• _THE REQUEST_
Copy exactly the lines that run from the top of the listing to the line containing "(412,389) rectangle (686,449);", both ends included, and omit the pictures.

++++ PROVIDED DATA

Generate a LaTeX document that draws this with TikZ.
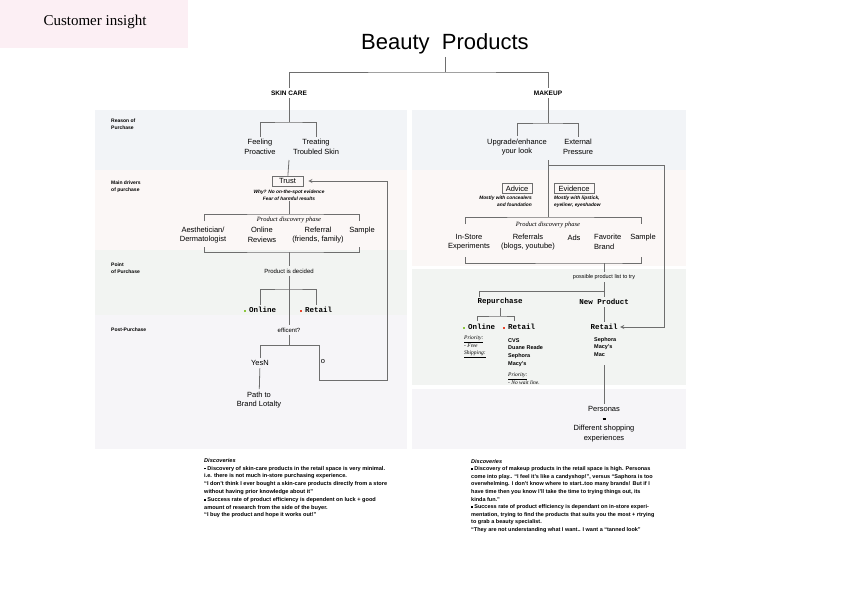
\documentclass[tikz,border=0pt]{standalone}
\usepackage{fontspec}
\setmainfont{Liberation Sans}
\setmonofont{Liberation Mono}
\newfontfamily\serifa{Liberation Serif}
\usepackage{tikz}
\usetikzlibrary{positioning}

\definecolor{rosa}{HTML}{FCEFF4}
\definecolor{azul}{HTML}{F2F4F7}
\definecolor{crema}{HTML}{FBF7F6}
\definecolor{verde}{HTML}{F2F4F2}
\definecolor{lila}{HTML}{F6F5F8}
\definecolor{linea}{HTML}{6E6E6E}
\definecolor{verdeb}{HTML}{8CC63F}
\definecolor{rojob}{HTML}{E8452C}

\newcommand{\bala}[1]{\textcolor{#1}{\rule[0.5pt]{2pt}{2pt}}\hspace{3pt}}
\newcommand{\punto}{\rule[0.6pt]{1.7pt}{1.7pt}\hspace{1.5pt}}

\begin{document}
\begin{tikzpicture}[x=1pt, y=-1pt,
  every node/.style={inner sep=2.5pt, align=center, font=\fontsize{7.5}{9.5}\selectfont},
  arista/.style={draw=linea, line width=0.8pt},
  caja/.style={draw=linea, line width=0.7pt, inner sep=0pt, minimum height=10pt},
  etapa/.style={anchor=west, align=left, inner sep=0pt, font=\fontsize{5}{7}\selectfont\bfseries},
  nota/.style={inner sep=0pt, font=\fontsize{4.8}{7}\selectfont\bfseries\itshape},
  fase/.style={inner sep=0pt, font=\serifa\itshape\fontsize{6.5}{7}\selectfont},
  tipo/.style={font=\ttfamily\bfseries\fontsize{7.5}{9}\selectfont},
  chico/.style={font=\fontsize{6}{7}\selectfont},
  lista/.style={anchor=north west, align=left, inner sep=0pt, font=\fontsize{5.5}{7.7}\selectfont\bfseries},
  prioridad/.style={anchor=north west, align=left, inner sep=0pt, font=\serifa\itshape\fontsize{5.5}{7.5}\selectfont},
  desc/.style={anchor=north west, align=left, inner sep=0pt, font=\fontsize{5.6}{7.8}\selectfont\bfseries},
  >=stealth]
  \useasboundingbox (0,0) rectangle (842,595);

  % Fondos
  \fill[rosa] (0,0) rectangle (188,48);
  \fill[azul] (95,110) rectangle (407,170);
  \fill[crema] (95,170) rectangle (407,250);
  \fill[verde] (95,250) rectangle (407,315);
  \fill[lila] (95,315) rectangle (407,449);
  \fill[azul] (412,110) rectangle (686,170);
  \fill[crema] (412,170) rectangle (686,266);
  \fill[verde] (412,269) rectangle (686,385);
  \fill[lila] (412,389) rectangle (686,449);

  % Nodos
  \node[font=\serifa\fontsize{15}{17}\selectfont] (insight) at (95,22) {Customer insight};
  \node[font=\fontsize{22}{24}\selectfont] (titulo) at (445,44) {Beauty\ \ Products};
  \node[font=\bfseries\fontsize{6.5}{8}\selectfont] (piel) at (289,93) {SKIN CARE};
  \node[font=\bfseries\fontsize{6.5}{8}\selectfont] (maquillaje) at (548,93) {MAKEUP};

  \node[etapa] (razon) at (111,124.5) {Reason of\\Purchase};
  \node[etapa] (impulsores) at (111,187) {Main drivers\\of purchase};
  \node[etapa] (punto) at (111,268) {Point\\of Purchase};
  \node[etapa] (post) at (111,330) {Post-Purchase};

  % skin care
  \node (proactivo) at (260,147) {Feeling\\Proactive};
  \node (tratar) at (316,147) {Treating\\Troubled Skin};
  \node[caja, minimum width=31pt] (confianza) at (287.5,181) {Trust};
  \node[nota] (porque) at (289,195.5) {Why? No on-the-spot evidence\\Fear of harmful results};
  \node[fase] (fase1) at (289,219.5) {Product discovery phase};
  \node (estetica) at (203,235) {Aesthetician/\\Dermatologist};
  \node (resenas) at (262,235) {Online\\Reviews};
  \node (referido) at (318,235) {Referral\\(friends, family)};
  \node (muestra) at (362,231) {Sample};
  \node[chico] (decidido) at (289,271) {Product is decided};
  \node[tipo] (online1) at (260,310) {\bala{verdeb}Online};
  \node[tipo] (retail1) at (316,310) {\bala{rojob}Retail};
  \node[chico] (eficiente) at (289,330) {efficent?};
  \node (sino) at (260,363) {YesN};
  \node (o) at (323,362) {o};
  \node (lealtad) at (259,400) {Path to\\Brand Lotalty};

  \coordinate (r0) at (445,72);
  \coordinate (r1) at (289,122);
  \coordinate (r2) at (289,160);
  \coordinate (r3) at (289,214);
  \coordinate (b1) at (204,221);
  \coordinate (b2) at (359,221);
  \coordinate (b3) at (204,247);
  \coordinate (b4) at (359,247);
  \coordinate (r4) at (289,252);
  \coordinate (r6) at (289,289);
  \coordinate (r5) at (289,345);
  \coordinate (c1) at (319,380);
  \coordinate (c2) at (387,380);

  % makeup
  \node (mejorar) at (517,147) {Upgrade/enhance\\your look};
  \node (presion) at (578,147) {External\\Pressure};
  \node[caja, minimum width=30pt] (consejo) at (517,188.5) {Advice};
  \node[caja, minimum width=40pt] (evidencia) at (574,188.5) {Evidence};
  \node[nota, align=right, anchor=north east] (nota1) at (532,195.5) {Mostly with concealers\\and foundation};
  \node[nota, align=left, anchor=north west] (nota2) at (554,195.5) {Mostly with lipstick,\\eyeliner, eyeshadow};
  \node[fase] (fase2) at (548,224.5) {Product discovery phase};
  \node (tienda) at (469,242) {In-Store\\Experiments};
  \node (referidos) at (528,242) {Referrals\\(blogs, youtube)};
  \node (anuncios) at (574,237.5) {Ads};
  \node[anchor=west, align=left, inner sep=0pt] (favorita) at (594,242) {Favorite\\Brand};
  \node (muestra2) at (643,237.5) {Sample};
  \node[font=\fontsize{5.5}{7}\selectfont] (lista) at (604,277) {possible product list to try};
  \node[tipo] (recompra) at (500,302) {Repurchase};
  \node[tipo] (nuevo) at (604,302) {New Product};
  \node[tipo] (online2) at (479,327) {\bala{verdeb}Online};
  \node[tipo] (retail2) at (519,327) {\bala{rojob}Retail};
  \node[tipo] (retail3) at (604,327) {Retail};
  \node[prioridad] (prio1) at (464,336) {\underline{Priority:}\\- Free\\\underline{Shipping:}};
  \node[lista] (tiendas) at (508,338) {CVS\\Duane Reade\\Sephora\\Macy's};
  \node[prioridad, font=\serifa\itshape\fontsize{5.5}{6.5}\selectfont] (prio2) at (508,373) {\underline{Priority:}\\- No wait line.};
  \node[lista] (tiendas2) at (594,337) {Sephora\\Macy's\\Mac};
  \node (personas) at (604,424) {Personas\\\rule[1.5pt]{3pt}{1.8pt}\\Different shopping\\experiences};

  \coordinate (m1) at (548,123);
  \coordinate (m2) at (548,160);
  \coordinate (m4) at (548,165);
  \coordinate (m3) at (548,217);
  \coordinate (m7) at (465,224);
  \coordinate (m8) at (641,224);
  \coordinate (m9) at (465,257);
  \coordinate (m10) at (641,257);
  \coordinate (m11) at (604,263);
  \coordinate (m12) at (604,291);
  \coordinate (m13) at (479,297);
  \coordinate (m14) at (500,316);
  \coordinate (m15) at (477,321);
  \coordinate (m16) at (514,321);
  \coordinate (m6) at (664,327);
  \coordinate (m17) at (604,365);

  % Hallazgos
  \node[desc] (hallazgos1) at (204,458) {\textit{Discoveries}\\
    \punto Discovery of skin-care products in the retail space is very minimal.\\
    i.e. there is not much in-store purchasing experience.\\
    ``I don't think I ever bought a skin-care products directly from a store\\
    without having prior knowledge about it''\\
    \punto Success rate of product efficiency is dependent on luck + good\\
    amount of research from the side of the buyer.\\
    ``I buy the product and hope it works out!''};
  \node[desc, font=\fontsize{5.5}{7.6}\selectfont\bfseries] (hallazgos2) at (471,459) {\textit{Discoveries}\\
    \punto Discovery of makeup products in the retail space is high. Personas\\
    come into play.. ``I feel it's like a candyshop!'', versus ``Saphora is too\\
    overwhelming. I don't know where to start..too many brands! But if I\\
    have time then you know I'll take the time to trying things out, its\\
    kinda fun.''\\
    \punto Success rate of product efficiency is dependant on in-store experi-\\
    mentation, trying to find the products that suits you the most + rtrying\\
    to grab a beauty specialist.\\
    ``They are not understanding what I want.. I want a ``tanned look''};

  % Aristas
  \draw[arista] (titulo) -- (r0);
  \draw[arista] (piel) |- (r0) -| (maquillaje);
  \draw[arista] (piel) -- (r1);
  \draw[arista] (proactivo) |- (r1) -| (tratar);
  \draw[arista] (r2) -- (confianza);
  \draw[arista] (porque) -- (r3);
  \draw[arista] (b1) |- (r3) -| (b2);
  \draw[arista] (b3) |- (r4) -| (b4);
  \draw[arista] (r4) -- (decidido);
  \draw[arista] (online1) |- (r6) -| (retail1);
  \draw[arista] (decidido) -- (eficiente);
  \draw[arista] (eficiente) -- (r5);
  \draw[arista] (sino) |- (r5);
  \draw[arista, ->, shorten >=5pt] (r5) -| (c1) -- (c2) |- (confianza);
  \draw[arista] (sino) -- (lealtad);

  \draw[arista] (maquillaje) -- (m1);
  \draw[arista] (mejorar) |- (m1) -| (presion);
  \draw[arista] (m2) -- (m3);
  \draw[arista] (m7) |- (m3) -| (m8);
  \draw[arista] (m9) |- (m11) -| (m10);
  \draw[arista] (m11) -- (lista);
  \draw[arista] (lista) -- (nuevo);
  \draw[arista] (m13) |- (m12);
  \draw[arista] (recompra) -- (m14);
  \draw[arista] (m15) |- (m14) -| (m16);
  \draw[arista] (nuevo) -- (retail3);
  \draw[arista, ->] (m4) -| (m6) -- (retail3);
  \draw[arista] (m17) -- (personas);
\end{tikzpicture}
\end{document}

++++++++

• _RESULT FOR THIS EXERCISE_
Generate a LaTeX document that draws this with TikZ.
\documentclass[tikz,border=0pt]{standalone}
\usepackage{fontspec}
\setmainfont{Liberation Sans}
\setmonofont{Liberation Mono}
\newfontfamily\serifa{Liberation Serif}
\usepackage{tikz}
\usetikzlibrary{positioning}

\definecolor{rosa}{HTML}{FCEFF4}
\definecolor{azul}{HTML}{F2F4F7}
\definecolor{crema}{HTML}{FBF7F6}
\definecolor{verde}{HTML}{F2F4F2}
\definecolor{lila}{HTML}{F6F5F8}
\definecolor{linea}{HTML}{6E6E6E}
\definecolor{verdeb}{HTML}{8CC63F}
\definecolor{rojob}{HTML}{E8452C}

\newcommand{\bala}[1]{\textcolor{#1}{\rule[0.5pt]{2pt}{2pt}}\hspace{3pt}}
\newcommand{\punto}{\rule[0.6pt]{1.7pt}{1.7pt}\hspace{1.5pt}}

\begin{document}
\begin{tikzpicture}[x=1pt, y=-1pt,
  every node/.style={inner sep=2.5pt, align=center, font=\fontsize{7.5}{9.5}\selectfont},
  arista/.style={draw=linea, line width=0.8pt},
  caja/.style={draw=linea, line width=0.7pt, inner sep=0pt, minimum height=10pt},
  etapa/.style={anchor=west, align=left, inner sep=0pt, font=\fontsize{5}{7}\selectfont\bfseries},
  nota/.style={inner sep=0pt, font=\fontsize{4.8}{7}\selectfont\bfseries\itshape},
  fase/.style={inner sep=0pt, font=\serifa\itshape\fontsize{6.5}{7}\selectfont},
  tipo/.style={font=\ttfamily\bfseries\fontsize{7.5}{9}\selectfont},
  chico/.style={font=\fontsize{6}{7}\selectfont},
  lista/.style={anchor=north west, align=left, inner sep=0pt, font=\fontsize{5.5}{7.7}\selectfont\bfseries},
  prioridad/.style={anchor=north west, align=left, inner sep=0pt, font=\serifa\itshape\fontsize{5.5}{7.5}\selectfont},
  desc/.style={anchor=north west, align=left, inner sep=0pt, font=\fontsize{5.6}{7.8}\selectfont\bfseries},
  >=stealth]
  \useasboundingbox (0,0) rectangle (842,595);

  % Fondos
  \fill[rosa] (0,0) rectangle (188,48);
  \fill[azul] (95,110) rectangle (407,170);
  \fill[crema] (95,170) rectangle (407,250);
  \fill[verde] (95,250) rectangle (407,315);
  \fill[lila] (95,315) rectangle (407,449);
  \fill[azul] (412,110) rectangle (686,170);
  \fill[crema] (412,170) rectangle (686,266);
  \fill[verde] (412,269) rectangle (686,385);
  \fill[lila] (412,389) rectangle (686,449);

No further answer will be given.